The Blu-ray released by The BFI has a selection of extra features, as well as looking gleaming and sounding sharp. First up is After the Fox: A Socially-Distanced Interview (2020, 15 mins) where Ekland from her home in Sweden, under coronavirus lockdown there, reminisces about her early career where she seems to have been discovered completely by chance while having a cappuccino, then to marriage with Sellers and finally starring in two movies with him (the other was The Bobo). Her memories of After the Fox are vivid, but she doesn't expand on them too much, though it was valuable to hear from someone who was there, making the film, especially as she proved herself surprisingly adept at comedy in the movie for someone who was untrained.
Peter Sellers: A Master of Disguise (2020, 14 mins) has BFI curator Vic Pratt giving his assessment of Sellers and where he was professionally and personally at the time of After the Fox, all illustrated by promo stills from the project, pointing out how close to home the star's love of disappearing into character was, yet also how he does not entirely vanish here: we always know it is him. Then DDR Magazin Nummer 11 (1962, 12 mins) is an Cold War era East German magazine reel which features De Sica for about thirty seconds - but he is in there - where he is emotionally engaged with a staging of Bertolt Brecht's The Threepenny Opera. The tunnel bit is intriguing, too, where the authorities have discovered what they describe as a secret route for spies into Berlin (really?).
Robbery (1897, 1 min) is a snippet of a Victorian film about a man getting his clothes stolen off his back, described as perhaps the first heist movie, though that is debatable on at least a couple of fronts. But a special section entitled The Man with the Velvet Voice: Maurice Denham (1961 + 1975, 72 mins) holds a couple of rarities from the archive featuring the character actor who appears briefly in After the Fox, and was one of the kings of the voiceover back in his heyday.
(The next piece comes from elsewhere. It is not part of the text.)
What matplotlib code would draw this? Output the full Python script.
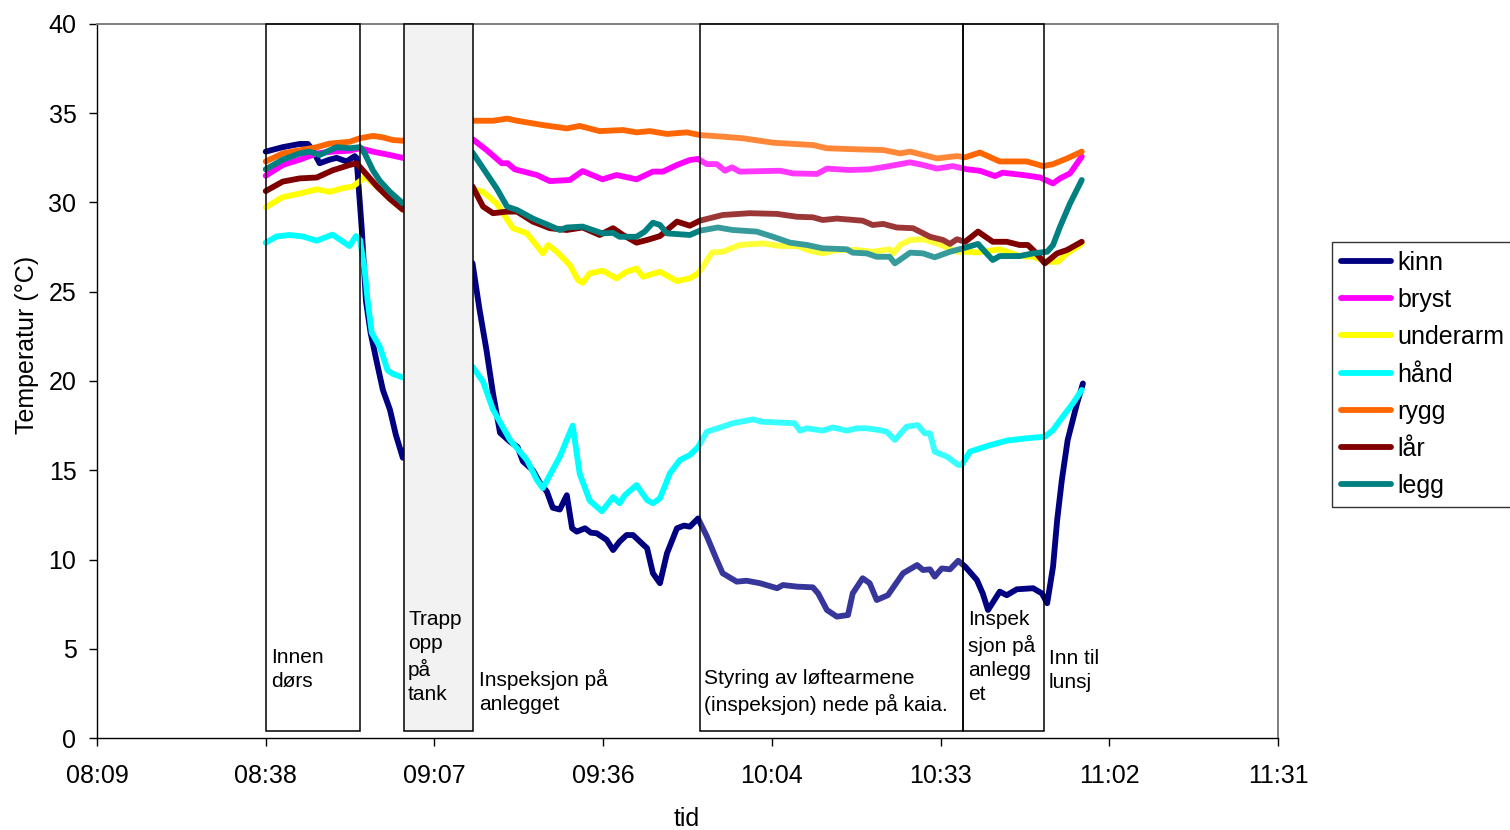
import matplotlib
matplotlib.use('Agg')
import matplotlib.pyplot as plt
from matplotlib.patches import Rectangle

plt.rcParams['font.family'] = ['Liberation Sans', 'DejaVu Sans']

# ---------------- data (time in minutes after midnight, temperature in °C) ----------------
series_names = ['kinn', 'bryst', 'underarm', 'hånd', 'rygg', 'lår', 'legg']
series_colors = ['#000080', '#FF00FF', '#FFFF00', '#00FFFF', '#FF6600', '#800000', '#008080']

kinn_t = [518.4, 521.3, 524.2, 525.6, 526.3, 527.6, 529.3, 530.5, 532.2, 533.6, 533.9, 534.8, 535.5,
          536.3, 537.4, 538.4, 539.6, 540.6, 541.8, 553.7, 554.9, 556.1, 557.2, 558.4, 560.1, 561.4,
          562.3, 564.0, 565.2, 566.4, 567.4, 568.6, 569.8, 570.7, 571.5, 572.9, 573.9, 574.9, 576.6,
          577.7, 578.8, 580.0, 581.1, 582.3, 583.5, 584.5, 585.7, 586.9, 588.6, 589.8, 590.8, 592.2,
          593.7, 595.4, 596.4, 598.8, 600.5, 602.8, 605.7, 606.7, 609.1, 611.8, 612.7, 614.2, 615.9,
          617.8, 618.6, 620.3, 621.5, 622.7, 624.6, 627.2, 629.6, 630.6, 631.8, 632.6, 633.8, 635.2,
          636.6, 637.8, 639.8, 640.8, 641.7, 643.7, 644.9, 646.6, 649.4, 650.9, 651.8, 652.8, 653.5,
          654.3, 655.3, 656.9, 657.9]
kinn_v = [32.85, 33.1, 33.28, 33.28, 33.0, 32.2, 32.4, 32.5, 32.3, 32.6, 32.5, 28.5, 24.5,
          22.7, 21.0, 19.5, 18.4, 17.0, 15.7, 26.6, 24.0, 21.7, 19.3, 17.1, 16.6, 16.3,
          15.5, 15.0, 14.3, 13.8, 12.9, 12.8, 13.6, 11.75, 11.56, 11.75, 11.5, 11.47, 11.1,
          10.53, 11.0, 11.37, 11.37, 11.0, 10.63, 9.23, 8.67, 10.35, 11.75, 11.9, 11.84, 12.3,
          11.3, 9.97, 9.23, 8.76, 8.81, 8.67, 8.39, 8.57, 8.48, 8.44, 8.1, 7.17, 6.8,
          6.89, 8.1, 8.95, 8.67, 7.73, 8.0, 9.23, 9.69, 9.41, 9.45, 9.04, 9.5, 9.45,
          9.93, 9.6, 8.85, 8.1, 7.17, 8.2, 8.0, 8.33, 8.39, 8.1, 7.55, 9.6, 12.2,
          14.45, 16.7, 18.75, 19.86]

bryst_t = [518.4, 521.3, 524.2, 527.1, 529.8, 532.7, 534.5, 536.7, 539.6, 541.8,
           553.7, 556.1, 558.7, 559.7, 560.9, 564.7, 566.9, 570.3, 572.5, 575.9,
           578.3, 581.7, 584.5, 586.2, 588.6, 590.8, 592.2, 593.7, 595.4, 596.8,
           598.0, 599.3, 606.2, 608.4, 612.5, 614.2, 618.1, 621.5, 624.9, 628.4,
           630.6, 633.0, 635.7, 638.1, 640.3, 642.9, 644.2, 647.7, 650.6, 652.8,
           654.0, 655.7, 657.7]
bryst_v = [31.5, 32.1, 32.4, 32.75, 32.85, 32.9, 33.04, 32.85, 32.66, 32.5,
           33.55, 32.94, 32.2, 32.2, 31.86, 31.54, 31.2, 31.26, 31.76, 31.3,
           31.54, 31.3, 31.73, 31.73, 32.1, 32.38, 32.44, 32.15, 32.15, 31.78,
           31.97, 31.73, 31.78, 31.63, 31.6, 31.9, 31.82, 31.86, 32.04, 32.25,
           32.1, 31.9, 32.04, 31.86, 31.78, 31.48, 31.67, 31.54, 31.4, 31.07,
           31.35, 31.63, 32.57]

underarm_t = [518.4, 521.3, 524.2, 527.1, 529.3, 531.5, 533.3, 534.5, 535.3, 537.4,
              539.6, 541.8, 553.7, 555.5, 557.8, 560.6, 563.0, 565.7, 566.6, 568.1,
              570.3, 571.7, 572.5, 573.7, 575.9, 578.3, 580.0, 581.7, 582.8, 585.7,
              588.6, 590.8, 592.2, 592.8, 594.6, 596.4, 599.3, 603.3, 606.2, 609.1,
              611.3, 613.5, 615.9, 619.3, 622.0, 624.9, 625.5, 626.7, 628.4, 630.6,
              633.0, 636.4, 638.1, 639.8, 643.7, 647.1, 649.4, 651.8, 653.6, 655.2,
              657.7]
underarm_v = [29.73, 30.3, 30.5, 30.74, 30.6, 30.8, 30.9, 31.2, 31.45, 30.9,
              30.2, 29.6, 30.74, 30.6, 29.95, 28.56, 28.27, 27.15, 27.62, 27.24,
              26.5, 25.66, 25.5, 26.03, 26.18, 25.75, 26.12, 26.3, 25.84, 26.12,
              25.6, 25.75, 26.03, 26.3, 27.2, 27.24, 27.62, 27.71, 27.56, 27.56,
              27.3, 27.15, 27.34, 27.34, 27.24, 27.38, 27.15, 27.62, 27.9, 27.94,
              27.71, 27.24, 27.24, 27.2, 27.38, 27.0, 26.96, 26.68, 26.68, 27.15,
              27.68]

hand_t = [518.4, 520.3, 522.5, 524.7, 527.1, 529.8, 532.7, 533.8, 534.5, 535.3,
          535.8, 536.5, 537.9, 539.2, 540.1, 541.8, 553.7, 555.5, 557.2, 560.1,
          563.0, 564.7, 565.7, 568.6, 570.8, 572.0, 573.7, 575.8, 577.7, 578.8,
          579.7, 581.7, 583.5, 584.5, 585.7, 587.4, 589.1, 590.8, 592.2, 593.7,
          596.4, 598.1, 601.6, 603.1, 606.2, 608.7, 609.6, 610.8, 613.5, 615.2,
          617.6, 619.3, 621.0, 623.2, 624.4, 625.8, 627.8, 629.7, 630.9, 631.8,
          632.6, 634.7, 636.6, 637.2, 638.6, 642.0, 644.9, 648.3, 651.4, 652.8,
          654.0, 656.2, 657.7]
hand_v = [27.75, 28.1, 28.18, 28.1, 27.86, 28.2, 27.56, 28.12, 27.9, 26.2,
          24.5, 22.7, 21.9, 20.6, 20.4, 20.2, 20.8, 19.96, 18.4, 16.7,
          15.57, 14.45, 14.0, 15.76, 17.5, 14.8, 13.3, 12.7, 13.5, 13.15,
          13.6, 14.17, 13.33, 13.15, 13.43, 14.83, 15.57, 15.85, 16.3, 17.16,
          17.44, 17.63, 17.85, 17.72, 17.67, 17.63, 17.22, 17.35, 17.22, 17.4,
          17.22, 17.35, 17.35, 17.25, 17.16, 16.7, 17.44, 17.53, 17.07, 17.07,
          16.04, 15.76, 15.3, 15.3, 16.04, 16.4, 16.66, 16.79, 16.88, 17.25,
          17.8, 18.75, 19.5]

rygg_t = [518.4, 521.3, 527.1, 529.3, 532.7, 534.5, 536.7, 538.4, 540.1, 541.8,
          553.7, 557.2, 559.6, 561.3, 565.7, 569.8, 572.0, 575.4, 579.4, 581.7,
          584.0, 586.9, 590.3, 592.5, 596.4, 599.8, 605.0, 611.8, 614.2, 619.3,
          623.8, 626.7, 628.4, 633.0, 636.4, 637.8, 640.3, 643.7, 648.3, 651.1,
          652.8, 655.2, 657.7]
rygg_v = [32.3, 32.75, 33.1, 33.3, 33.4, 33.6, 33.73, 33.65, 33.5, 33.46,
          34.58, 34.58, 34.7, 34.58, 34.34, 34.15, 34.29, 34.0, 34.06, 33.93,
          34.0, 33.84, 33.93, 33.78, 33.69, 33.6, 33.35, 33.22, 33.04, 32.98,
          32.94, 32.75, 32.85, 32.47, 32.6, 32.53, 32.8, 32.3, 32.3, 32.04,
          32.15, 32.47, 32.85]

lar_t = [518.4, 521.3, 524.2, 527.1, 529.8, 532.7, 533.9, 535.0, 537.4, 539.6, 541.8,
         553.7, 555.5, 557.2, 559.6, 561.3, 564.0, 566.9, 569.8, 572.5, 575.4,
         577.7, 579.4, 581.7, 583.5, 585.7, 588.6, 590.8, 592.5, 596.4, 601.0,
         605.7, 609.1, 611.8, 613.5, 615.9, 620.3, 622.0, 623.8, 626.1, 628.9,
         631.8, 634.0, 635.2, 636.4, 637.8, 640.0, 642.5, 644.9, 647.1, 648.5,
         649.7, 651.4, 653.5, 655.2, 657.7]
lar_v = [30.64, 31.17, 31.35, 31.4, 31.8, 32.1, 32.2, 31.8, 30.9, 30.2, 29.6,
         30.9, 29.77, 29.4, 29.49, 29.49, 28.93, 28.56, 28.46, 28.6, 28.18,
         28.56, 28.18, 27.75, 27.9, 28.12, 28.93, 28.7, 28.98, 29.3, 29.4,
         29.36, 29.2, 29.17, 29.02, 29.1, 28.98, 28.74, 28.8, 28.6, 28.56,
         28.08, 27.9, 27.68, 27.94, 27.8, 28.37, 27.8, 27.8, 27.62, 27.62,
         27.24, 26.59, 27.15, 27.34, 27.8]

legg_t = [518.4, 521.3, 524.2, 525.9, 527.6, 530.5, 532.7, 534.5, 535.3, 536.7, 537.9, 539.6, 541.8,
          553.7, 556.1, 557.8, 559.6, 561.3, 564.0, 566.9, 568.6, 569.8, 572.5,
          575.9, 577.7, 578.8, 581.7, 583.1, 584.5, 585.7, 586.9, 590.8, 592.5,
          595.6, 598.1, 602.2, 605.0, 607.9, 610.8, 613.5, 617.6, 618.6, 621.0,
          622.7, 624.9, 625.8, 628.4, 630.6, 632.6, 635.2, 637.4, 640.0, 641.2,
          642.5, 643.7, 647.1, 649.4, 651.8, 652.8, 654.0, 655.7, 657.7]
legg_v = [31.86, 32.4, 32.75, 32.85, 32.66, 33.1, 33.04, 33.1, 32.75, 31.8, 31.2, 30.6, 29.95,
          32.8, 31.63, 30.8, 29.77, 29.58, 29.1, 28.7, 28.46, 28.6, 28.65,
          28.27, 28.3, 28.08, 28.08, 28.37, 28.87, 28.74, 28.27, 28.18, 28.42,
          28.6, 28.46, 28.37, 28.08, 27.75, 27.62, 27.43, 27.38, 27.19, 27.15,
          26.96, 26.96, 26.59, 27.19, 27.15, 26.93, 27.24, 27.43, 27.68, 27.24,
          26.78, 27.0, 27.0, 27.15, 27.24, 27.62, 28.65, 29.95, 31.26]

series_times = [kinn_t, bryst_t, underarm_t, hand_t, rygg_t, lar_t, legg_t]
series_values = [kinn_v, bryst_v, underarm_v, hand_v, rygg_v, lar_v, legg_v]

# activity periods (start, end in minutes)
period_start = [518.4, 542.0, 592.5, 637.4]
period_end = [534.5, 553.7, 637.4, 651.2]

activity_labels = ['Innen\ndørs', 'Trapp\nopp\npå\ntank', 'Inspeksjon på\nanlegget',
                   'Styring av løftearmene\n(inspeksjon) nede på kaia.',
                   'Inspek\nsjon på\nanlegg\net', 'Inn til\nlunsj']
activity_label_t = [519.3, 542.7, 554.8, 593.2, 638.3, 652.1]
activity_label_y = [2.87, 2.13, 1.57, 1.52, 2.13, 2.8]   # baseline of last line

xtick_minutes = [489.6, 518.4, 547.2, 576.0, 604.8, 633.6, 662.4, 691.2]
xtick_labels = ['08:09', '08:38', '09:07', '09:36', '10:04', '10:33', '11:02', '11:31']
ytick_values = [0, 5, 10, 15, 20, 25, 30, 35, 40]

# ---------------- figure ----------------
fig = plt.figure(figsize=(15.1, 8.3), dpi=100)
ax = fig.add_axes([97 / 1510, 92 / 830, 1181 / 1510, 714 / 830])

LW = 4.2
lines = []
for name, col, t, v in zip(series_names, series_colors, series_times, series_values):
    ln, = ax.plot(t, v, color=col, lw=LW, label=name, zorder=2,
                  solid_capstyle='round', solid_joinstyle='round')
    lines.append(ln)

box_bottom = 0.4
box_top = 40
# box 2: opaque light gray
ax.add_patch(Rectangle((period_start[1], box_bottom), period_end[1] - period_start[1],
                       box_top - box_bottom, facecolor='#f2f2f2', edgecolor='none', zorder=3))
# box 3: translucent white veil
ax.add_patch(Rectangle((period_start[2], box_bottom), period_end[2] - period_start[2],
                       box_top - box_bottom, facecolor='white', alpha=0.22, edgecolor='none', zorder=3))
for s, e in zip(period_start, period_end):
    ax.add_patch(Rectangle((s, box_bottom), e - s, box_top - box_bottom, facecolor='none',
                           edgecolor='black', lw=1.1, zorder=4, clip_on=False))

for lab, t, y in zip(activity_labels, activity_label_t, activity_label_y):
    ax.text(t, y, lab, fontsize=15, ha='left', va='baseline', linespacing=1.33, zorder=5)

ax.set_xlim(xtick_minutes[0], xtick_minutes[-1])
ax.set_ylim(0, 40)
ax.set_xticks(xtick_minutes)
ax.set_xticklabels(xtick_labels)
ax.set_yticks(ytick_values)
ax.set_yticklabels([str(v) for v in ytick_values])
ax.tick_params(axis='x', direction='out', length=5.8, width=1, labelsize=18, pad=13)
ax.tick_params(axis='y', direction='out', length=5.8, width=1, labelsize=18, pad=9)

for side in ['top', 'right']:
    ax.spines[side].set_color('#808080')
    ax.spines[side].set_linewidth(1.4)
for side in ['left', 'bottom']:
    ax.spines[side].set_color('black')
    ax.spines[side].set_linewidth(1.0)

fig.text(27 / 1510, 1 - 344.5 / 830, 'Temperatur (°C)', rotation=90, ha='center', va='center',
         fontsize=18)
fig.text(687 / 1510, 1 - 819 / 830, 'tid', ha='center', va='center', fontsize=18)

leg = fig.legend(handles=lines, loc='upper left', bbox_to_anchor=(1332 / 1510, 1 - 242 / 830),
                 bbox_transform=fig.transFigure, fontsize=18, frameon=True, fancybox=False,
                 shadow=False, borderaxespad=0, borderpad=0.35, handlelength=2.0,
                 handletextpad=0.25, labelspacing=0.53)
leg.get_frame().set_edgecolor('black')
leg.get_frame().set_linewidth(1.0)
for h in leg.get_lines():
    h.set_linewidth(LW)
    h.set_solid_capstyle('round')

fig.savefig('out.png', dpi=100)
Here it is the Children's Film Foundation favourite The Last Rhino (Click here for a review of that title) and British Transport Films short Go as You Please... in Britain that are blessed with his presence. Then to end on, the original theatrical trailer, which in truth doesn't show off the film to its best advantage. That's the disc, but on the ***FIRST PRESSING ONLY*** you get an Illustrated booklet with new essays by Dr Deborah Allison, Howard Hughes and Vic Pratt and full film credits.